When wide or tall framing changes the story of a photo

Wide and tall layouts push the viewer's eye in different ways. A taller crop often lifts attention toward a face, body posture, or central object. A wider crop gives more room for landscape, room tone, or scene color.

The Library of Congress quality guide notes that many standard-definition files use a 4:3 aspect ratio, while many ATSC digital television configurations use 16:9. For photo-to-painting use, that is a helpful reminder that a wide 16:9 frame naturally carries more environment than a narrower 4:3 frame.

If the background helps tell the story, a wider layout may make the final painting feel more cinematic. If the subject is the whole point, a taller or squarer crop usually keeps the attention where it belongs.

The painting ratio workspace is most useful when you decide this before style selection. Otherwise, users often blame the art effect for a layout problem that really started with the canvas.

Portrait and wide painting crops

Which Canvas Fits Portraits, Wall Art, and Social Posts

The best ratio depends on what kind of photo you are starting with and where the finished image will live. There is no universal winner, but there are strong default choices that reduce trial and error.

Portrait subjects usually need vertical breathing room

Portraits often work best in a taller or slightly tighter shape because the person is the main event. Too much width can leave empty side space that adds nothing to the image. It can also reduce the visual importance of the face once the painting effect is applied.

A portrait-friendly ratio helps the eyes stay near the subject instead of drifting into background clutter. That matters for selfies, family photos, pet portraits, and close-up travel shots that are meant to feel personal.

If the original photo already has strong headroom and clear body lines, a taller crop usually gives the painting a more deliberate presence. It makes the final result feel framed rather than merely resized.

Wide images work when the background is part of the mood

Some photos only make sense when the setting survives. A beach at sunset, a rainy city street, or a room with strong window light may lose its mood if the crop becomes too tight.

That is where wider ratios earn their place. They give the painting room for atmosphere, horizon lines, architecture, or scene color that the style effect can build on.

Wide ratios also help when the goal is more decorative than personal. A painting meant for a banner, a cover image, or a wall display can benefit from extra side space if the scene itself carries emotional weight.

A Simple Ratio Checklist Before You Generate

A good ratio choice does not need a long theory session. A short checklist is enough to keep the decision useful.

Testing ratios before painting

Start with the subject, not the style

Before choosing watercolor, oil paint, or sketch, decide what the viewer should notice first. Is it the face, the pose, the pet, the skyline, or the room atmosphere?

If the answer is the subject, use a ratio that protects the subject.
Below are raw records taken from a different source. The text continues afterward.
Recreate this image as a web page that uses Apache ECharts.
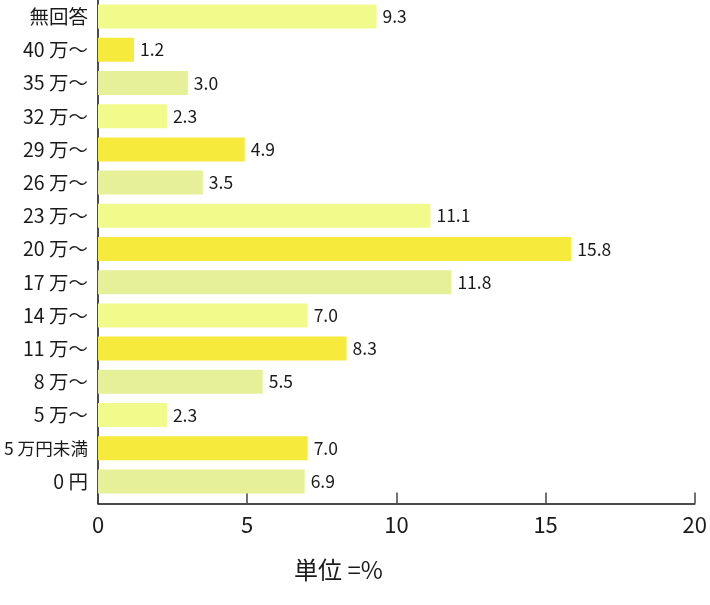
<!DOCTYPE html>
<html>
<head>
<meta charset="utf-8">
<script src="https://cdn.jsdelivr.net/npm/echarts@6/dist/echarts.min.js"></script>
<style>
html,body{margin:0;padding:0;background:#fff;}
#chart{width:710px;height:605px;}
</style>
</head>
<body>
<div id="chart"></div>
<script>
// categories listed bottom-to-top (category axis starts at bottom)
var categories = ["0 円", "5 万円未満", "5 万～", "8 万～", "11 万～", "14 万～", "17 万～", "20 万～", "23 万～", "26 万～", "29 万～", "32 万～", "35 万～", "40 万～", "無回答"];
var values = [6.9, 7.0, 2.3, 5.5, 8.3, 7.0, 11.8, 15.8, 11.1, 3.5, 4.9, 2.3, 3.0, 1.2, 9.3];
var xTicks = [0, 5, 10, 15, 20];
var unitLabel = "単位 =%";

var palette = ["#e6f098", "#f6ea3d", "#f1fb8c"];
var FONT = '"Noto Sans CJK JP", "Noto Sans", sans-serif';

var chart = echarts.init(document.getElementById('chart'), null, {renderer: 'canvas'});
var option = {
  animation: false,
  backgroundColor: '#ffffff',
  textStyle: {fontFamily: FONT},
  title: {
    text: unitLabel,
    left: 289,
    top: 553,
    textStyle: {fontFamily: FONT, fontSize: 24, fontWeight: 'normal', color: '#1a1a1a'}
  },
  grid: [
    {left: 98, top: 0, width: 599, height: 498, containLabel: false},
    {left: 98, top: 0, width: 599, height: 503.5, containLabel: false}
  ],
  xAxis: [
    {gridIndex: 0, type: 'value', min: xTicks[0], max: xTicks[xTicks.length - 1], interval: 5, show: false},
    {gridIndex: 1, type: 'value', min: xTicks[0], max: xTicks[xTicks.length - 1], interval: 5,
      axisLine: {show: true, lineStyle: {color: '#111', width: 1.5}},
      axisTick: {show: true, inside: true, length: 11, lineStyle: {color: '#444', width: 1.5}},
      axisLabel: {show: true, margin: 10, fontSize: 22, color: '#1a1a1a', fontFamily: FONT},
      splitLine: {show: false}
    }
  ],
  yAxis: [
    {gridIndex: 0, type: 'category', data: categories,
      axisLine: {show: false}, axisTick: {show: false},
      axisLabel: {
        margin: 10, fontSize: 19.5, color: '#1a1a1a', fontFamily: FONT,
        formatter: function (v) {
          return v.length > 5 ? '{s|' + v + '}' : v;
        },
        rich: {s: {fontSize: 17.6, color: '#1a1a1a', fontFamily: FONT}}
      }
    },
    {gridIndex: 1, type: 'value', min: 0, max: 1,
      axisLine: {show: true, lineStyle: {color: '#111', width: 1.5}},
      axisTick: {show: false}, axisLabel: {show: false}, splitLine: {show: false}
    }
  ],
  series: [{
    type: 'bar',
    xAxisIndex: 0,
    yAxisIndex: 0,
    barWidth: 24,
    data: values.map(function (v, i) {
      return {value: v, itemStyle: {color: palette[i % 3]}};
    }),
    label: {
      show: true,
      position: 'right',
      distance: 6,
      fontSize: 17.5,
      color: '#1a1a1a',
      fontFamily: FONT,
      formatter: function (p) { return p.value.toFixed(1); }
    }
  }]
};
chart.setOption(option);
</script>
</body>
</html>
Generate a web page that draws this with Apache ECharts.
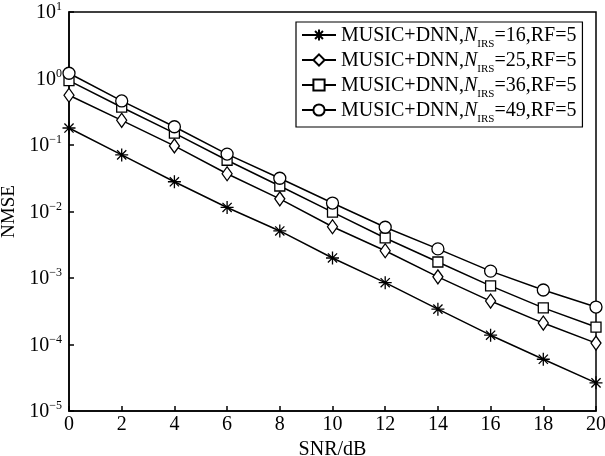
<!DOCTYPE html>
<html>
<head>
<meta charset="utf-8">
<script src="https://cdn.jsdelivr.net/npm/echarts@6/dist/echarts.min.js"></script>
<style>
  html, body { margin: 0; padding: 0; background: #fff; }
  #chart { width: 605px; height: 456px; }
</style>
</head>
<body>
<div id="chart"></div>
<script>
    // SNR points (dB)
    const snr = [0, 2, 4, 6, 8, 10, 12, 14, 16, 18, 20];
    const nmse16 = [0.18, 0.071, 0.028, 0.0115, 0.0051, 0.002, 0.00085, 0.00034, 0.000138, 0.00006, 0.0000265];
    const nmse25 = [0.56, 0.235, 0.097, 0.037, 0.0155, 0.0059, 0.00257, 0.00104, 0.00045, 0.00021, 0.000105];
    const nmse36 = [0.93, 0.37, 0.151, 0.059, 0.0242, 0.0098, 0.004, 0.00174, 0.00076, 0.000355, 0.000183];
    const nmse49 = [1.2, 0.46, 0.188, 0.073, 0.0316, 0.0134, 0.0058, 0.00274, 0.00127, 0.00066, 0.000366];
    const nirs = [16, 25, 36, 49];

    const font = 'Liberation Serif';
    const star = 'path://M0,-10L0,10M-10,0L10,0M-7.07,-7.07L7.07,7.07M-7.07,7.07L7.07,-7.07';

    const chart = echarts.init(document.getElementById('chart'));

    function pairs(ys) {
        return snr.map(function (x, i) { return [x, ys[i]]; });
    }
    function mkSeries(idx, ys, symbol, size) {
        return {
            name: 'N' + nirs[idx],
            type: 'line',
            data: pairs(ys),
            symbol: symbol,
            symbolSize: size,
            showAllSymbol: true,
            lineStyle: {color: '#000', width: 1.5},
            itemStyle: {color: '#fff', borderColor: '#000', borderWidth: 1.3},
            z: 3 + idx
        };
    }

    const option = {
        backgroundColor: '#fff',
        animation: false,
        grid: {
            left: 69, top: 12, width: 527, height: 399,
            outerBoundsMode: 'none',
            containLabel: false,
            show: true, borderColor: '#000', borderWidth: 1.5
        },
        legend: {
            orient: 'vertical',
            left: 296, top: 22,
            padding: [4, 6, 2, 5],
            itemGap: 1,
            itemWidth: 34, itemHeight: 14,
            backgroundColor: '#fff',
            borderColor: '#000', borderWidth: 1.2,
            data: ['N16', 'N25', 'N36', 'N49'],
            formatter: function (name) {
                return '{t|MUSIC+DNN,}{n|N}{s|IRS}{t|=' + name.slice(1) + ',RF=5}';
            },
            textStyle: {
                fontFamily: font, fontSize: 20, color: '#000',
                rich: {
                    t: {fontFamily: font, fontSize: 20, color: '#000', verticalAlign: 'bottom', lineHeight: 22},
                    n: {fontFamily: font, fontSize: 20, fontStyle: 'italic', color: '#000', verticalAlign: 'bottom', lineHeight: 22},
                    s: {fontFamily: font, fontSize: 11, color: '#000', verticalAlign: 'bottom', lineHeight: 12, padding: [0, 0, -4, 0]}
                }
            }
        },
        xAxis: {
            type: 'value',
            min: 0, max: 20, interval: 2,
            name: 'SNR/dB',
            nameLocation: 'middle',
            nameGap: 17,
            nameTextStyle: {fontFamily: font, fontSize: 20, color: '#000'},
            axisLine: {onZero: false, lineStyle: {color: '#000', width: 1.5}},
            axisTick: {inside: true, length: 5, lineStyle: {color: '#000', width: 1.5}},
            axisLabel: {fontFamily: font, fontSize: 20, color: '#000', margin: 4},
            splitLine: {show: false}
        },
        yAxis: {
            type: 'log',
            logBase: 10,
            min: 1e-5, max: 10,
            splitNumber: 6,
            name: 'NMSE',
            nameLocation: 'middle',
            nameGap: 40,
            nameTextStyle: {fontFamily: font, fontSize: 19, color: '#000'},
            axisLine: {onZero: false, lineStyle: {color: '#000', width: 1.5}},
            axisTick: {inside: true, length: 5, lineStyle: {color: '#000', width: 1.5}},
            axisLabel: {
                margin: 7,
                formatter: function (v) {
                    const e = Math.round(Math.log10(v));
                    return '{b|10}{e|' + String(e).replace('-', '\u2212') + '}';
                },
                rich: {
                    b: {fontFamily: font, fontSize: 20, color: '#000', verticalAlign: 'bottom', lineHeight: 22},
                    e: {fontFamily: font, fontSize: 12, color: '#000', verticalAlign: 'top', lineHeight: 22}
                }
            },
            splitLine: {show: false}
        },
        series: [
            mkSeries(0, nmse16, star, 13),
            mkSeries(1, nmse25, 'diamond', [10, 14]),
            mkSeries(2, nmse36, 'rect', 10),
            mkSeries(3, nmse49, 'circle', 12)
        ]
    };
    chart.setOption(option);
</script>
</body>
</html>
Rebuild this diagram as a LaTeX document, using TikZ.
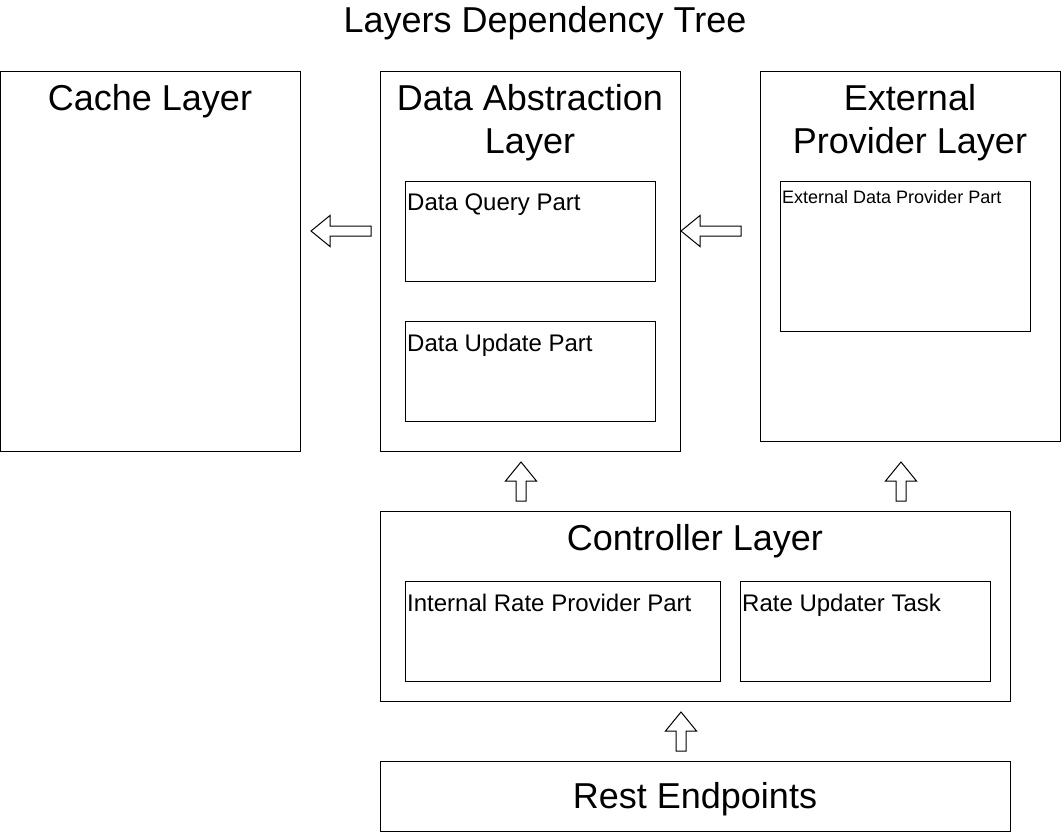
\documentclass[tikz,border=0pt]{standalone}
\usepackage{fontspec}
\setmainfont{Liberation Sans}
\newcommand{\blockarrow}[3]{
    \draw[blockarrow,shift={(#2)},rotate=#1] (0,-5)
        -- (#3-19,-5) -- (#3-19,-15.5)
        -- (#3,0)
        -- (#3-19,15.5) -- (#3-19,5)
        -- (0,5) -- cycle;
}

\begin{document}
\begin{tikzpicture}[
        x=1pt,y=-1pt,
        box/.style={
            draw=black,
            fill=white,
            line width=1pt,
            inner sep=0pt,
        },
        bigtext/.style={
            inner sep=0pt,
            font=\fontsize{36}{43.2}\selectfont,
        },
        parttext/.style={
            inner sep=0pt,
            anchor=base west,
            font=\fontsize{24}{28.8}\selectfont,
        },
        blockarrow/.style={
            draw=black,
            fill=white,
            line width=1pt,
            line join=miter,
        }
    ]
    \useasboundingbox (0,0) rectangle (1061,832);
    \node[bigtext,anchor=base] (title) at (545,33) {Layers Dependency Tree};

    % layers
    \node[box,minimum width=300pt,minimum height=380pt] (cache) at (150.5,261.5) {};
    \node[box,minimum width=300pt,minimum height=380pt] (dal) at (530.5,261.5) {};
    \node[box,minimum width=300pt,minimum height=370pt] (ext) at (910.5,256.5) {};
    \node[box,minimum width=630pt,minimum height=190pt] (ctrl) at (695.5,606.5) {};
    \node[box,minimum width=630pt,minimum height=70pt] (rest) at (695.5,796.5) {};

    \node[bigtext,anchor=base] (cachetitle) at (150,111) {Cache Layer};
    \node[bigtext,anchor=base] (daltitle) at (530,111) {Data Abstraction};
    \node[bigtext,anchor=base] (daltitle2) at (530,154) {Layer};
    \node[bigtext,anchor=base] (exttitle) at (910,111) {External};
    \node[bigtext,anchor=base] (exttitle2) at (910,154) {Provider Layer};
    \node[bigtext,anchor=base] (ctrltitle) at (695,550) {Controller Layer};
    \node[bigtext,anchor=base] (resttitle) at (695,808) {Rest Endpoints};

    % parts
    \node[box,minimum width=250pt,minimum height=100pt] (query) at (530.5,231.5) {};
    \node[box,minimum width=250pt,minimum height=100pt] (update) at (530.5,371.5) {};
    \node[box,minimum width=250pt,minimum height=150pt] (provider) at (905.5,256.5) {};
    \node[box,minimum width=315pt,minimum height=100pt] (internal) at (563,631.5) {};
    \node[box,minimum width=250pt,minimum height=100pt] (updater) at (865.5,631.5) {};

    \node[parttext] (querytext) at (407,211) {Data Query Part};
    \node[parttext] (updatetext) at (407,351) {Data Update Part};
    \node[parttext,font=\fontsize{18}{21.6}\selectfont] (providertext) at (782,204) {External Data Provider Part};
    \node[parttext] (internaltext) at (407,611) {Internal Rate Provider Part};
    \node[parttext] (updatertext) at (742,611) {Rate Updater Task};

    % dependencies
    \blockarrow{180}{371,231}{60}
    \blockarrow{180}{741,231}{60}
    \foreach \x in {521,901}{
        \blockarrow{90}{\x,501}{39}
    }
    \blockarrow{90}{681,751}{39}
\end{tikzpicture}
\end{document}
If the answer is the setting, use a ratio that leaves room for that setting to breathe. This is a faster way to choose than trying random ratios after every style test.

Test one photo in two ratios before judging the style

A weak result is not always a weak painting style. Sometimes the same photo looks flat in one ratio and convincing in another because the layout finally matches the subject.

That is why it helps to run one source photo through two canvas shapes before rejecting the painting effect. A square or tall crop can make a portrait feel intentional. A wider crop can rescue a scene that felt cramped.

This is one of the simplest ways to use the AI painting flow more intelligently. Ratio testing is fast, and it often fixes problems that users would otherwise blame on the generator.

Next Steps for Better AI Painting Layouts

Choosing a painting style is only half of the visual decision. The canvas shape quietly controls focus, breathing room, and how much of the original story survives into the final artwork.

That is why ratio should be chosen before style, not after disappointment. A well-matched canvas makes the next generation easier to judge and easier to improve.

When the frame supports the subject, the painting effect has a stronger base to work from. The result often feels more intentional, even when the workflow stays simple.